Circa i rossi, Luigi Moio non ha dubbi, l’identità varietale si esprime al massimo nel pinot Nero, Merlot e Cabernet; ovviamente il discorso non può non scivolare, a livello locale o quasi, sull’Aglianico e sulla sua componente tannica che si cela tra buccia e vinaccioli e che va “cavalcata e domata” chiedendo una forte mano al tempo: «nel Vulture è meno concentrato, a Taurasi più floreale perché più “diluito”». La macerazione corretta non dipende dai giorni trascorsi ma da quello che si ha intenzione di estrarre.

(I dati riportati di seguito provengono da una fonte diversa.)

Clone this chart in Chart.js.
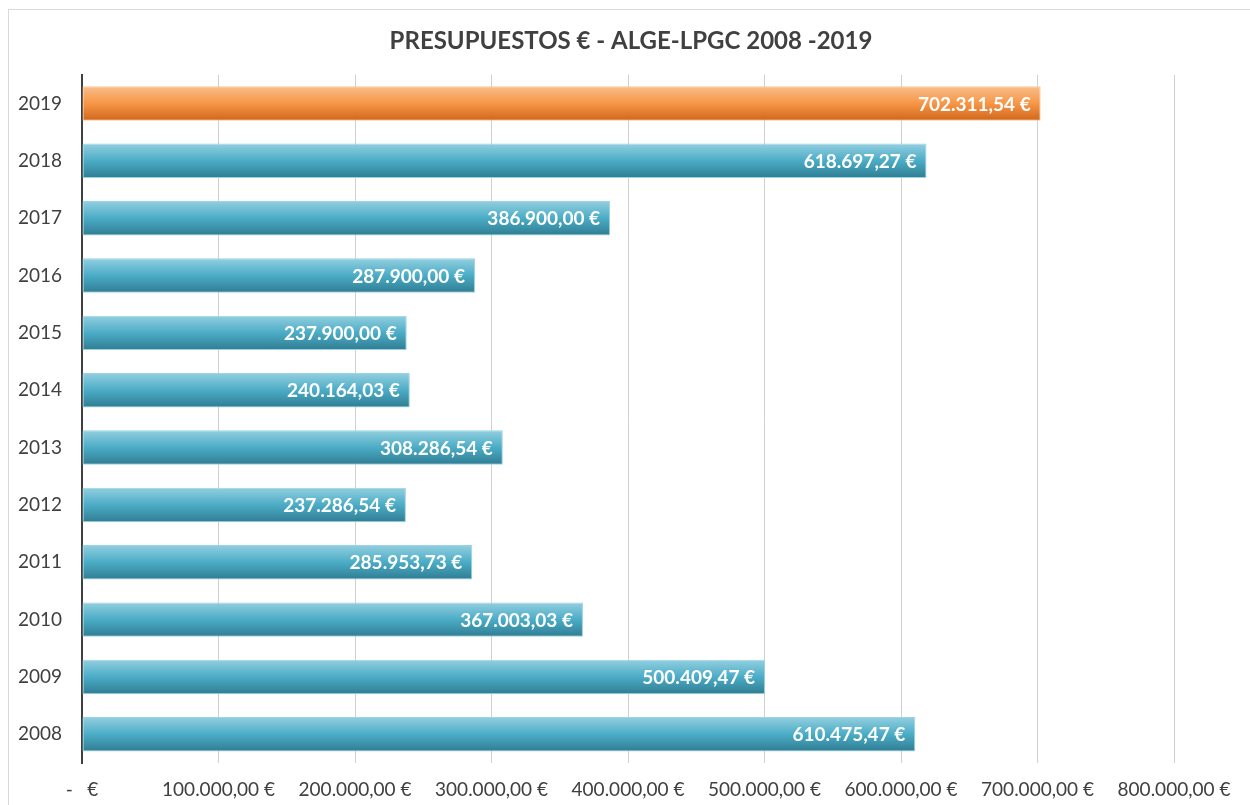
<!DOCTYPE html>
<html>
<head>
<meta charset="utf-8">
<script src="https://cdn.jsdelivr.net/npm/chart.js@4.4.1/dist/chart.umd.min.js"></script>
<style>
    html, body { margin: 0; padding: 0; background: #fff; }
    #wrap { position: relative; width: 1250px; height: 805px; overflow: hidden; }
    #frame { position: absolute; left: 8px; top: 9px; width: 1300px; height: 900px;
             border-left: 1px solid #d9d9d9; border-top: 1px solid #d9d9d9; box-sizing: border-box; }
    canvas { position: absolute; left: 0; top: 0; }
</style>
</head>
<body>
<div id="wrap">
    <div id="frame"></div>
    <canvas id="chart" width="1250" height="805"></canvas>
</div>
<script>
const years = ['2019', '2018', '2017', '2016', '2015', '2014', '2013', '2012', '2011', '2010', '2009', '2008'];
const budgets = [702311.54, 618697.27, 386900.00, 287900.00, 237900.00, 240164.03,
                 308286.54, 237286.54, 285953.73, 367003.03, 500409.47, 610475.47];
const xTicks = [0, 100000, 200000, 300000, 400000, 500000, 600000, 700000, 800000];

const FONT = 'Lato, "Open Sans", sans-serif';

// 702311.54 -> "702.311,54 €"
function euro(v) {
    let parts = v.toFixed(2).split('.');
    let ent = parts[0].replace(/\B(?=(\d{3})+(?!\d))/g, '.');
    return ent + ',' + parts[1] + ' €';
}

function barFill(context) {
    const chart = context.chart;
    const i = context.dataIndex;
    const orange = i === 0;
    if (!chart.chartArea || !chart.scales.y) {
        return orange ? '#f79646' : '#4bacc6';
    }
    const y = chart.scales.y;
    const step = Math.abs(y.getPixelForValue(1) - y.getPixelForValue(0));
    const half = step * 0.6 / 2;
    const c = y.getPixelForValue(i);
    const g = chart.ctx.createLinearGradient(0, c - half, 0, c + half);
    if (orange) {
        g.addColorStop(0, '#f9be8c');
        g.addColorStop(0.5, '#f79646');
        g.addColorStop(1, '#d0661a');
    } else {
        g.addColorStop(0, '#93cfe0');
        g.addColorStop(0.5, '#4bacc6');
        g.addColorStop(1, '#2f7d92');
    }
    return g;
}

// value labels inside the end of each bar
const insideLabels = {
    id: 'insideLabels',
    afterDatasetsDraw(chart) {
        const ctx = chart.ctx;
        const meta = chart.getDatasetMeta(0);
        ctx.save();
        ctx.font = 'bold 19px ' + FONT;
        ctx.fillStyle = '#ffffff';
        ctx.textAlign = 'right';
        ctx.textBaseline = 'middle';
        meta.data.forEach(function (bar, i) {
            ctx.fillText(euro(budgets[i]), bar.x - 10, bar.y + 1);
        });
        ctx.restore();
    }
};

const ctx = document.getElementById('chart').getContext('2d');
new Chart(ctx, {
    type: 'bar',
    data: {
        labels: years,
        datasets: [{
            data: budgets,
            backgroundColor: barFill,
            borderColor: budgets.map((v, i) => i === 0 ? '#fac496' : '#9ad3e2'),
            borderWidth: 1,
            borderSkipped: false,
            categoryPercentage: 0.6,
            barPercentage: 1.0
        }]
    },
    options: {
        indexAxis: 'y',
        responsive: false,
        animation: false,
        layout: {
            padding: { left: 12, right: 0, top: 0, bottom: 0 }
        },
        plugins: {
            legend: { display: false },
            tooltip: { enabled: false },
            title: {
                display: true,
                text: 'PRESUPUESTOS € - ALGE-LPGC 2008 -2019',
                color: '#404040',
                font: { family: FONT, size: 24, weight: 'bold', lineHeight: 1.2 },
                padding: { top: 27, bottom: 19 }
            }
        },
        scales: {
            x: {
                min: 0,
                max: 800000,
                afterBuildTicks: function (scale) {
                    scale.ticks = xTicks.map(v => ({ value: v }));
                },
                afterFit: function (scale) {
                    scale.height = 42;
                },
                ticks: {
                    color: '#404040',
                    font: { family: FONT, size: 19 },
                    padding: 15,
                    maxRotation: 0,
                    autoSkip: false,
                    callback: function (v) {
                        return v === 0 ? '-   €' : euro(v);
                    }
                },
                grid: {
                    color: '#d0d0d0',
                    lineWidth: 1,
                    drawTicks: false
                },
                border: { display: false }
            },
            y: {
                afterFit: function (scale) {
                    scale.width = 70;
                },
                ticks: {
                    color: '#404040',
                    font: { family: FONT, size: 19 },
                    padding: 20
                },
                grid: { display: false, drawTicks: false },
                border: { display: true, color: '#404040', width: 2 }
            },
            // empty right-hand axis, only to keep room on the right of the plot
            yRight: {
                type: 'linear',
                position: 'right',
                afterFit: function (scale) {
                    scale.width = 76;
                },
                ticks: { display: false },
                grid: { display: false, drawTicks: false },
                border: { display: false }
            }
        }
    },
    plugins: [insideLabels]
});
</script>
</body>
</html>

Ma qual è il modello di tipicità, un aglianico tradizionale o un aglianico sperimentale?
In riferimento all’adattamento al mercato non sempre si riscontra una coerenza tra il modello sensoriale “ricercato” e quello che dovrebbe esprimere l’identità sensoriale: «è una contraddizione dire che una DOC deve andare incontro al mercato », figuriamoci una DOCG aggiungerei.
La Campania è una terra di grandi vini, dalle potenzialità straordinarie, ma non sembra ancora capace di esprimere compattezza ed unità di intenti, si dovrebbe affermare un più adeguato concetto di “vocazionalità” e tendere alla diversificazione delle produzioni per zone omogenee.

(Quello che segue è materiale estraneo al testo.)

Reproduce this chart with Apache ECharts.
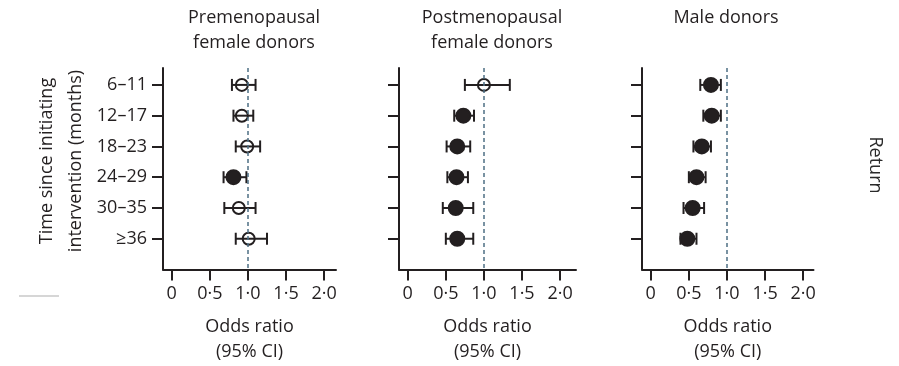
<!DOCTYPE html>
<html>
<head>
<meta charset="utf-8">
<script src="https://cdn.jsdelivr.net/npm/echarts@6/dist/echarts.min.js"></script>
<style>html,body{margin:0;padding:0;background:#fff}#chart{width:899px;height:366px}</style>
</head>
<body>
<div id="chart"></div>
<script>
// ---- data ----
const categories = ['6–11', '12–17', '18–23', '24–29', '30–35', '≥36'];
const xTickValues = [0, 0.5, 1, 1.5, 2];
const xTickLabels = ['0', '0·5', '1·0', '1·5', '2·0'];
const panelTitles = ['Premenopausal\nfemale donors', 'Postmenopausal\nfemale donors', 'Male donors'];

const preOR  = [0.92, 0.92, 0.99, 0.81, 0.88, 1.01];
const preLo  = [0.79, 0.81, 0.84, 0.68, 0.69, 0.84];
const preHi  = [1.10, 1.07, 1.16, 0.98, 1.10, 1.25];
const preSig = [0, 0, 0, 1, 0, 0];

const postOR  = [1.00, 0.73, 0.65, 0.64, 0.63, 0.65];
const postLo  = [0.75, 0.61, 0.51, 0.52, 0.46, 0.50];
const postHi  = [1.34, 0.87, 0.82, 0.79, 0.86, 0.86];
const postSig = [0, 1, 1, 1, 1, 1];

const maleOR  = [0.79, 0.80, 0.67, 0.60, 0.55, 0.48];
const maleLo  = [0.65, 0.69, 0.56, 0.50, 0.43, 0.39];
const maleHi  = [0.92, 0.92, 0.79, 0.72, 0.70, 0.60];
const maleSig = [1, 1, 1, 1, 1, 1];

// ---- styling / layout ----
const INK = '#231f20';
const FONT = '"Open Sans", "Noto Sans", sans-serif';
const FS = 18;
const panels = [
  {or: preOR,  lo: preLo,  hi: preHi,  sig: preSig,  left: 163, width: 173, max: 2.156, titleX: 254},
  {or: postOR, lo: postLo, hi: postHi, sig: postSig, left: 399, width: 177, max: 2.209, titleX: 492},
  {or: maleOR, lo: maleLo, hi: maleHi, sig: maleSig, left: 642, width: 171.5, max: 2.136, titleX: 726}
];
const GRID_TOP = 68, GRID_H = 201.5;
const catPos = categories.map((c, i) => i + 1);

const grid = [], xAxis = [], yAxis = [], series = [], graphic = [];
panels.forEach((p, k) => {
  grid.push({left: p.left, top: GRID_TOP, width: p.width, height: GRID_H,
    containLabel: false, outerBoundsMode: 'none'});
  xAxis.push({
    type: 'value', gridIndex: k, min: -0.115, max: p.max, position: 'bottom',
    axisLine: {show: true, onZero: false, lineStyle: {color: INK, width: 2}},
    axisTick: {show: true, length: 11, inside: false, lineStyle: {color: INK, width: 2}, customValues: xTickValues},
    axisLabel: {customValues: xTickValues, margin: 15, color: INK, fontSize: FS, fontFamily: FONT,
      formatter: v => xTickLabels[xTickValues.indexOf(Math.round(v * 10) / 10)] ?? ''},
    splitLine: {show: false},
    name: 'Odds ratio\n(95% CI)', nameLocation: 'middle', nameGap: 45,
    nameTextStyle: {color: INK, fontSize: FS, fontFamily: FONT, lineHeight: 25, verticalAlign: 'top'}
  });
  yAxis.push({
    type: 'value', gridIndex: k, min: 0.45, max: 7, inverse: true,
    axisLine: {show: true, onZero: false, lineStyle: {color: INK, width: 2}},
    axisTick: {show: true, length: 11, lineStyle: {color: INK, width: 2}, customValues: catPos},
    axisLabel: {show: k === 0, customValues: catPos, margin: 16, color: INK, fontSize: FS, fontFamily: FONT,
      formatter: v => categories[Math.round(v) - 1] ?? ''},
    splitLine: {show: false}
  });
  series.push({
    type: 'custom', xAxisIndex: k, yAxisIndex: k, z: 2,
    data: categories.map((c, i) => [p.lo[i], p.hi[i], i + 1]),
    renderItem: (params, api) => {
      const a = api.coord([api.value(0), api.value(2)]);
      const b = api.coord([api.value(1), api.value(2)]);
      const h = 6;
      const st = {stroke: INK, lineWidth: 2};
      return {type: 'group', children: [
        {type: 'line', shape: {x1: a[0], y1: a[1], x2: b[0], y2: b[1]}, style: st},
        {type: 'line', shape: {x1: a[0], y1: a[1] - h, x2: a[0], y2: a[1] + h}, style: st},
        {type: 'line', shape: {x1: b[0], y1: b[1] - h, x2: b[0], y2: b[1] + h}, style: st}
      ]};
    }
  });
  series.push({
    type: 'scatter', xAxisIndex: k, yAxisIndex: k, z: 3,
    data: categories.map((c, i) => [p.or[i], i + 1, p.sig[i]]),
    symbol: 'circle',
    symbolSize: d => d[2] ? 14 : 12,
    itemStyle: {
      color: params => params.data[2] ? INK : 'rgba(0,0,0,0)',
      borderColor: INK, borderWidth: 2, opacity: 1
    },
    emphasis: {disabled: true},
    markLine: {
      silent: true, symbol: 'none', label: {show: false},
      lineStyle: {color: '#4d6f84', width: 1.5, type: [4, 3]},
      data: [{xAxis: 1}]
    }
  });
  graphic.push({
    type: 'text', x: p.titleX, y: 5,
    style: {text: panelTitles[k], align: 'center', verticalAlign: 'top', lineHeight: 25,
      fill: INK, fontSize: FS, fontFamily: FONT}
  });
});

graphic.push({
  type: 'text', x: 61, y: 161, rotation: Math.PI / 2,
  style: {text: 'Time since initiating\nintervention (months)', align: 'center', verticalAlign: 'middle',
    lineHeight: 29, fill: INK, fontSize: FS, fontFamily: FONT}
});
graphic.push({
  type: 'text', x: 875, y: 165, rotation: -Math.PI / 2,
  style: {text: 'Return', align: 'center', verticalAlign: 'middle', fill: '#2a2a2a', fontSize: FS, fontFamily: FONT}
});
graphic.push({
  type: 'line', shape: {x1: 19, y1: 296, x2: 59, y2: 296},
  style: {stroke: '#c8c8c8', lineWidth: 1.5}
});

const chart = echarts.init(document.getElementById('chart'), null, {renderer: 'canvas'});
chart.setOption({
  animation: false,
  backgroundColor: '#fff',
  grid, xAxis, yAxis, series, graphic
});
</script>
</body>
</html>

Un esempio è l’Asprinio che poteva esprimersi in una tipologia precisa ed affine alla sua personalità diventando “il Prosecco della Regione”, magari accompagnato da una adeguata campagna pubblicitaria (chissà se non siamo ancora in tempo a mandare un messaggio alle Istituzioni e farla finanziare, ma poi bisognerebbe anche convincere i produttori a cambiare registro e mentalità convincendoli che esiste anche un “diradamento” culturale che fa bene al terroir.
Un altro caso è quello del Piedirosso, un grande vitigno che andrebbe vinificato diversamente per proporre un vino declinato sulle leggerezze, sul minor calore alcolico, diventando piacevole e beverino, magari più scarico di colore (il pensiero va al Nerello mascalese che nelle degustazioni alla cieca vien voglia sempre di inserirlo come intruso tra pinot noir ed altre varianti enoiche assimilabili per grandi linee).
Il quinto concetto fondamentale è dare un’identità ai vini della Campania, assecondare la marcia in più di alcuni vitigni e valorizzare gli altri; un tema da approfondire, ad esempio, è come trovare il “genius-eno-loci” nell’area vasta di Partenope.
Prima della degustazione Giovanni Ascione, con demiurgica capacità, estorce all’Enologo una sua opinione sui vini naturali, ed anche un sorriso (ci giurerei sarcastico): «trovo l’uso di questo termine improprio in quanto il vino è un prodotto innaturale, c’è malafede nella volontà di accattivarsi una fetta di consumatori», poi incalza: «avete letto i disciplinari del biologico?» e sferra il colpo finale ricorrendo alla sua grande preparazione, questa volta soprattutto quella chimica: «si ricerca la natura in etichetta e si permette l’uso del polistirolo nel packaging che contiene stirene, un idrocarburo aromatico estremamente cancerogeno».
Luigi Moio ribadisce a tutti che il vino è un progetto che parte dall’impianto in vigna e poi, assecondando i cicli vitali annuali della pianta, va dalla dormienza invernale alla vendemmia per arrivare alla vinificazione; l’analogia è con il termine francese “elevage” in rapporto al ruolo assunto dal tempo.
Il sesto concetto fondamentale è che il grande vino deve invecchiare rimanendo giovane.
Ed è proprio quest’ultimo concetto che avvalora le teorie del Grande Enologo con una conferma pratica sul campo rappresentata dai due sorprendenti vini portati in degustazione direttamente dal suo Quintodecimo, “creatura” nata nel 2001 a Mirabella Eclano in Provincia di Avellino: “Via del Campo 2009 Falanghina Campania IGT” e “Terra d’Eclano 2007 Irpinia aglianico DOC”.
Due “campioni” nel vero senso della parola che mi hanno fatto compagnia per gran parte del viaggio di ritorno, “tu chiamala se vuoi … persistenza”.
Ancora uno “spettacolo” eccezionale che ha lasciato tracce nel cuore e nella mente, tra poco il Terzo Atto per ascoltare “le voci di dentro”!